Compiling from source is where most “missing system library” failures come from. Two strategies to avoid them:

  1. Use binary R packages: on Linux, point R at the Posit Package Manager binary repository for your distribution. sysreqr::use_ppm() produces the .Rprofile lines for that.
  2. Install the right -dev packages first: sysreqr::setup_advice() and sysreqr::check_packages() will list them.

How sysreqr fits in

sysreqr does not run sudo, does not edit operating system files, and does not install anything. It:

  • detects your platform,
  • tells you what system packages you (or your administrator) need to install,
  • prints an exact command for your distribution,
  • writes that command to a reviewable script when you ask it to,
  • generates Dockerfile or GitHub Actions snippets when you want to automate.

You stay in control.

Common gotchas

  • Forgetting apt-get update. On Debian-derived systems, the package list is cached. After a fresh container start, or after the cache expires, apt-get install will fail until you refresh.
  • Slim Docker images. Images like rocker/r-ver use --no-install-recommends to keep the image small. The Dockerfile snippet emitted by sysreqr::dockerfile() follows the same pattern.
  • pkg-config not installed. Many R packages assume it is present. setup_advice() adds it to the build-tools step.
  • Mixing R sources. Installing R from the distribution repository and from the R Project repository at the same time can lead to two different R installations with two different libraries.
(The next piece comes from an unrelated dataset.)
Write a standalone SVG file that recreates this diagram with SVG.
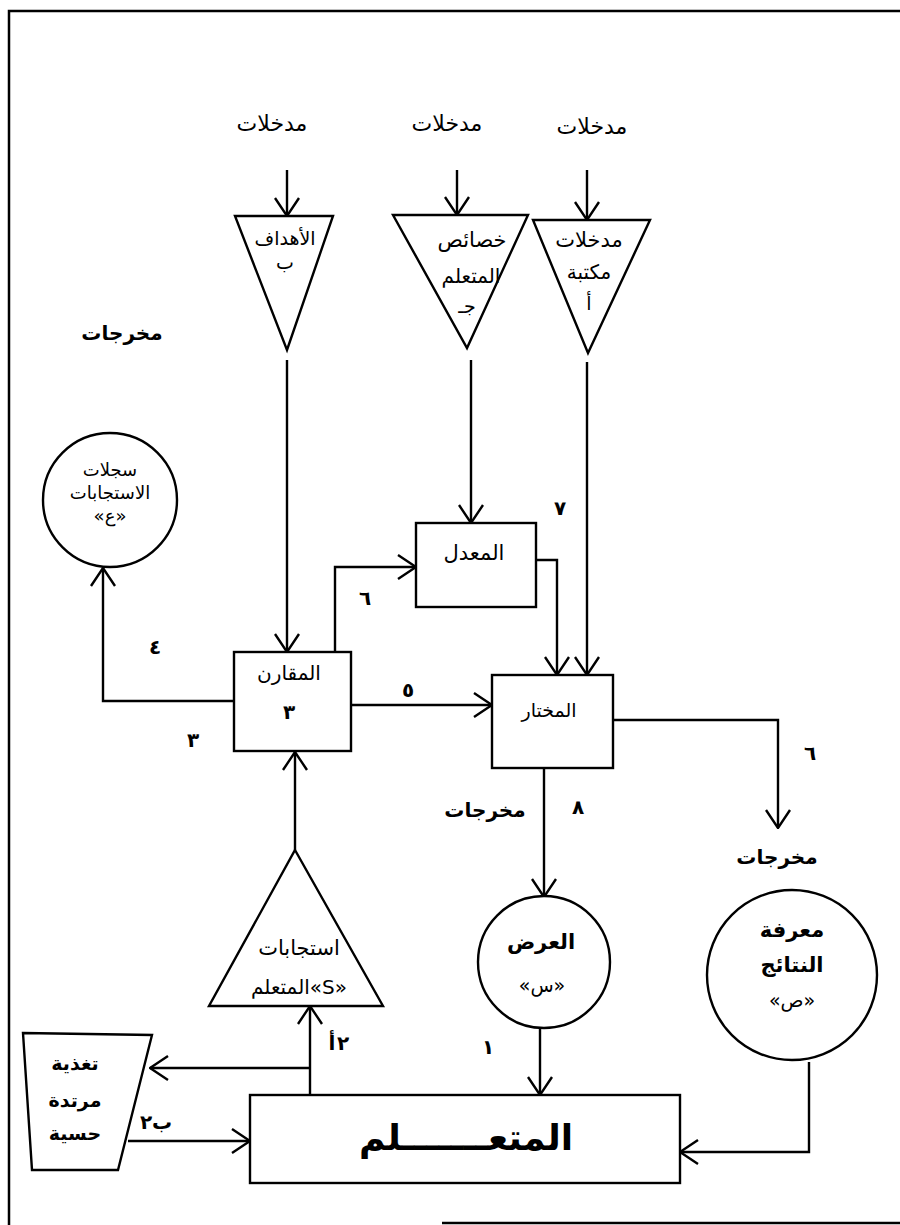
<svg xmlns="http://www.w3.org/2000/svg" width="900" height="1225" viewBox="0 0 900 1225">
<defs>
<marker id="arr" viewBox="0 0 20 26" refX="19" refY="13" markerWidth="20" markerHeight="26" markerUnits="userSpaceOnUse" orient="auto">
<path d="M1,1 L19,13 L1,25" fill="none" stroke="#000" stroke-width="2.4"/>
</marker>
</defs>
<style>
.sh{fill:#fff;stroke:#000;stroke-width:2.4}
.ln{fill:none;stroke:#000;stroke-width:2.4}
.fr{fill:none;stroke:#000;stroke-width:2.5}
text{font-family:"DejaVu Sans","Noto Sans",sans-serif;font-size:19px;fill:#000;text-anchor:middle;dominant-baseline:central}
.b{font-weight:bold}
.num{font-size:20px;font-weight:bold}
.top{font-size:22px}
.big{font-size:36px;font-weight:bold}
</style>
<rect width="900" height="1225" fill="#fff"/>
<g id="frame">
<path class="fr" d="M9,1225 L9,11 L900,11"/>
<path class="fr" d="M442,1223 L900,1223"/>
</g>
<g id="labels">
<text x="272" y="123" class="top">مدخلات</text>
<text x="447" y="123" class="top">مدخلات</text>
<text x="592" y="126" class="top">مدخلات</text>
<text x="122" y="333" class="b" style="font-size:20px">مخرجات</text>
<text x="560" y="508" class="num">٧</text>
<text x="365" y="598" class="num">٦</text>
<text x="155" y="647" class="num">٤</text>
<text x="408" y="690" class="num">٥</text>
<text x="193" y="740" class="num">٣</text>
<text x="485" y="810" class="b" style="font-size:20px">مخرجات</text>
<text x="578" y="807" class="num">٨</text>
<text x="810" y="753" class="num">٦</text>
<text x="777" y="857" class="b" style="font-size:20px">مخرجات</text>
<text y="1043" class="num"><tspan x="332">أ</tspan><tspan x="343">٢</tspan></text>
<text x="488" y="1047" class="num">١</text>
<text y="1122" class="num"><tspan x="146">٢</tspan><tspan x="162">ب</tspan></text>
</g>
<g id="connectors">
<path class="ln" marker-end="url(#arr)" d="M287,170 L287,216"/>
<path class="ln" marker-end="url(#arr)" d="M457,170 L457,215"/>
<path class="ln" marker-end="url(#arr)" d="M587,170 L587,220"/>
<path class="ln" marker-end="url(#arr)" d="M287,360 L287,652"/>
<path class="ln" marker-end="url(#arr)" d="M471,360 L471,523"/>
<path class="ln" marker-end="url(#arr)" d="M587,362 L587,675"/>
<path class="ln" marker-end="url(#arr)" d="M536,560 L557,560 L557,675"/>
<path class="ln" marker-end="url(#arr)" d="M335,652 L335,567 L416,567"/>
<path class="ln" marker-end="url(#arr)" d="M234,701 L103,701 L103,568"/>
<path class="ln" marker-end="url(#arr)" d="M351,705 L492,705"/>
<path class="ln" marker-end="url(#arr)" d="M544,768 L544,897"/>
<path class="ln" marker-end="url(#arr)" d="M613,720 L778,720 L778,828"/>
<path class="ln" marker-end="url(#arr)" d="M540,1028 L540,1095"/>
<path class="ln" marker-end="url(#arr)" d="M809,1062 L809,1152 L680,1152"/>
<path class="ln" marker-end="url(#arr)" d="M310,1095 L310,1006"/>
<path class="ln" marker-end="url(#arr)" d="M310,1068 L150,1068"/>
<path class="ln" marker-end="url(#arr)" d="M128,1141 L250,1141"/>
<path class="ln" marker-end="url(#arr)" d="M295,850 L295,752"/>
</g>
<g id="goals">
<polygon class="sh" points="235,216 333,216 287,350"/>
<text x="285" y="238">الأهداف</text>
<text x="285" y="262">ب</text>
</g>
<g id="learner-characteristics">
<polygon class="sh" points="393,215 528,215 467,348"/>
<text x="472" y="240" style="font-size:21px">خصائص</text>
<text x="471" y="276" style="font-size:20px">المتعلم</text>
<text x="467" y="306">جـ</text>
</g>
<g id="library-inputs">
<polygon class="sh" points="533,220 650,220 588,353"/>
<text x="589" y="240" style="font-size:21px">مدخلات</text>
<text x="589" y="272" style="font-size:20px">مكتبة</text>
<text x="589" y="303">أ</text>
</g>
<g id="records">
<circle class="sh" cx="110" cy="500" r="67"/>
<text x="110" y="469" style="font-size:18px">سجلات</text>
<text x="110" y="492" style="font-size:18px">الاستجابات</text>
<text x="110" y="515" style="font-size:18px">«ع»</text>
</g>
<g id="modifier">
<rect class="sh" x="416" y="523" width="120" height="84"/>
<text x="474" y="553" style="font-size:21px">المعدل</text>
</g>
<g id="comparator">
<rect class="sh" x="234" y="652" width="117" height="99"/>
<text x="289" y="673" style="font-size:20px">المقارن</text>
<text x="289" y="712" class="num">٣</text>
</g>
<g id="selector">
<rect class="sh" x="492" y="675" width="121" height="93"/>
<text x="549" y="710">المختار</text>
</g>
<g id="responses">
<polygon class="sh" points="295,850 383,1006 209,1006"/>
<text x="299" y="948" style="font-size:21px">استجابات</text>
<text x="299" y="987" style="font-size:20px">المتعلم«S»</text>
</g>
<g id="display">
<circle class="sh" cx="544" cy="962" r="66"/>
<text x="541" y="942" class="b" style="font-size:21px">العرض</text>
<text x="542" y="985">«س»</text>
</g>
<g id="results">
<circle class="sh" cx="792" cy="975" r="85"/>
<text x="792" y="930" class="b" style="font-size:21px">معرفة</text>
<text x="792" y="965" class="b" style="font-size:21px">النتائج</text>
<text x="792" y="1000">«ص»</text>
</g>
<g id="feedback">
<polygon class="sh" points="23,1033 152,1035 118,1170 32,1170"/>
<text x="75" y="1063" class="b">تغذية</text>
<text x="75" y="1100" class="b">مرتدة</text>
<text x="75" y="1133" class="b">حسية</text>
</g>
<g id="learner">
<rect class="sh" x="250" y="1095" width="430" height="88"/>
<text x="466" y="1137" class="big">المتعـــــــلم</text>
</g>
</svg>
Pick one.
  • Inside a container, the host’s package manager is irrelevant. If you are building a Docker image from rocker/r-ver:4.4, the container is Debian-based, even if your laptop runs Fedora. Always specify the platform argument to sysreqr functions when working inside a container.

Glossary

  • Codename: a memorable name for a distribution version, e.g. noble for Ubuntu 24.04.
  • LTS: long-term support. Ubuntu LTS releases (22.04, 24.04, 26.04, …) get five years of free updates.
  • CRAN: the Comprehensive R Archive Network, where R packages come from.
  • Repository (apt): a server with .deb packages.
  • Repository (dnf): a server with .rpm packages.
  • Repository (R): a server with R package tarballs.
  • -dev / -devel: package suffix for development headers.
  • pkg-config: a helper used during builds to locate system libraries.
  • sudo: command that runs one command as root.